Instructions for the task – Return each line containing "matplotlib".

Source material –

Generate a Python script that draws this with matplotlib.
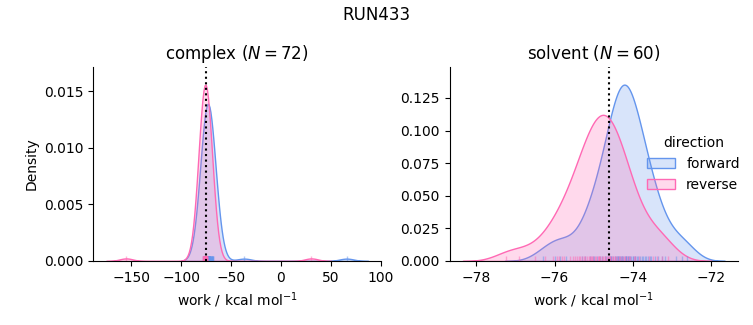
import numpy as np
import matplotlib
matplotlib.use("Agg")
import matplotlib.pyplot as plt
from matplotlib.colors import to_rgba

run_name = "RUN433"

complex_forward = [
    -78.0, -77.4, -77.1, -76.7, -76.5, -76.2, -76.0, -75.8, -75.6, -75.5,
    -75.3, -75.1, -75.0, -74.9, -74.7, -74.6, -74.5, -74.4, -74.3, -74.2,
    -74.1, -74.0, -73.9, -73.9, -73.8, -73.7, -73.6, -73.5, -73.5, -73.4,
    -73.3, -73.2, -73.1, -73.0, -73.0, -72.9, -72.8, -72.7, -72.6, -72.5,
    -72.4, -72.3, -72.2, -72.1, -72.0, -71.9, -71.8, -71.6, -71.5, -71.3,
    -71.1, -70.9, -70.7, -70.5, -70.2, -70.0, -69.7, -69.4, -69.1, -68.8,
    -68.5, -68.2, -67.8, -67.5, -74.8, -73.2, -72.5, -71.7, -75.2, -74.0,
    -36.7, 66.0,
]
complex_reverse = [
    -78.4, -78.0, -77.7, -77.5, -77.3, -77.1, -77.0, -76.9, -76.8, -76.7,
    -76.6, -76.5, -76.5, -76.4, -76.3, -76.3, -76.2, -76.1, -76.1, -76.0,
    -76.0, -75.9, -75.9, -75.8, -75.8, -75.7, -75.7, -75.7, -75.6, -75.6,
    -75.5, -75.5, -75.5, -75.4, -75.4, -75.3, -75.3, -75.2, -75.2, -75.1,
    -75.1, -75.0, -75.0, -74.9, -74.8, -74.8, -74.7, -74.6, -74.5, -74.4,
    -74.3, -74.2, -74.0, -73.9, -73.7, -73.5, -75.6, -75.8, -76.0, -75.4,
    -75.9, -75.3, -76.2, -74.9, -75.6, -75.1, -76.4, -74.6, -75.7, -75.5,
    -155.0, 30.6,
]
solvent_forward = [
    -76.3, -76.0, -75.85, -75.7, -75.31, -75.23, -75.10, -75.02, -74.93, -74.85,
    -74.80, -74.72, -74.68, -74.63, -74.59, -74.55, -74.51, -74.46, -74.42, -74.39,
    -74.38, -74.34, -74.29, -74.28, -74.25, -75.0, -74.21, -74.18, -74.17, -74.14,
    -74.12, -74.08, -74.04, -74.01, -73.99, -73.95, -73.91, -73.87, -73.83, -73.78,
    -73.74, -73.70, -73.66, -73.61, -73.57, -73.53, -73.44, -73.36, -73.27, -73.19,
    -72.9, -72.75, -72.63, -74.44, -74.31, -74.19, -74.10, -73.94, -74.55, -74.36,
]
solvent_reverse = [
    -77.24, -76.9, -76.5, -76.25, -76.05, -75.95, -75.9, -75.8, -75.75, -75.52,
    -75.47, -75.43, -75.35, -75.30, -75.26, -75.22, -75.18, -75.13, -75.09, -75.05,
    -75.01, -74.96, -74.94, -74.90, -74.88, -74.84, -74.79, -74.77, -75.6, -74.72,
    -74.71, -74.67, -74.62, -74.60, -74.58, -74.54, -74.50, -74.45, -74.41, -74.37,
    -74.33, -74.28, -74.24, -74.20, -74.16, -74.11, -74.07, -73.98, -73.94, -73.86,
    -73.6, -73.5, -73.4, -73.25, -73.1, -75.06, -74.86, -74.64, -75.39, -74.47,
]
complex_delta_f = -74.7
solvent_delta_f = -74.62

directions = ["forward", "reverse"]
palette = {"forward": "cornflowerblue", "reverse": "hotpink"}
# densities are normalised over all work values of the run
n_total = len(complex_forward) + len(complex_reverse) + len(solvent_forward) + len(solvent_reverse)


def kde(values, cut=3, gridsize=200):
    v = np.asarray(values, dtype=float)
    bw = v.std(ddof=1) * len(v) ** (-1 / 5)
    x = np.linspace(v.min() - cut * bw, v.max() + cut * bw, gridsize)
    z = (x[:, None] - v[None, :]) / bw
    y = np.exp(-0.5 * z ** 2).sum(axis=1) / (len(v) * bw * np.sqrt(2 * np.pi))
    return x, y * len(v) / n_total


def plot_phase(ax, works, delta_f, phase, legend=False):
    top = 0
    for d in directions:
        x, y = kde(works[d])
        c = palette[d]
        ax.fill_between(x, 0, y, facecolor=to_rgba(c, 0.25), edgecolor=c,
                        lw=1, label=d)
        top = max(top, y.max())
    for d in directions:
        ax.vlines(works[d], 0, 0.025, transform=ax.get_xaxis_transform(),
                  color=palette[d], alpha=0.5, lw=1)
    ax.axvline(delta_f, color="k", ls=":")
    ax.set_ylim(0, top * 1.1)
    ax.set_title(f"{phase} ($N = {len(works['forward'])}$)")
    ax.set_xlabel(r"work / kcal mol$^{-1}$")
    ax.spines["top"].set_visible(False)
    ax.spines["right"].set_visible(False)
    if legend:
        ax.legend(title="direction", frameon=False, loc="center right",
                  bbox_to_anchor=(1.05, 0.5))


fig, (ax1, ax2) = plt.subplots(ncols=2, figsize=(7.53, 3.25), dpi=100)
plot_phase(ax1, {"forward": complex_forward, "reverse": complex_reverse},
           complex_delta_f, "complex")
plot_phase(ax2, {"forward": solvent_forward, "reverse": solvent_reverse},
           solvent_delta_f, "solvent", legend=True)
ax1.set_ylabel("Density")
fig.suptitle(run_name)
fig.subplots_adjust(left=0.1235, right=0.980, bottom=0.197, top=0.794, wspace=0.236)
fig.savefig("out.png")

Result for this task –
Generate a Python script that draws this with matplotlib.
import matplotlib
matplotlib.use("Agg")
import matplotlib.pyplot as plt
from matplotlib.colors import to_rgba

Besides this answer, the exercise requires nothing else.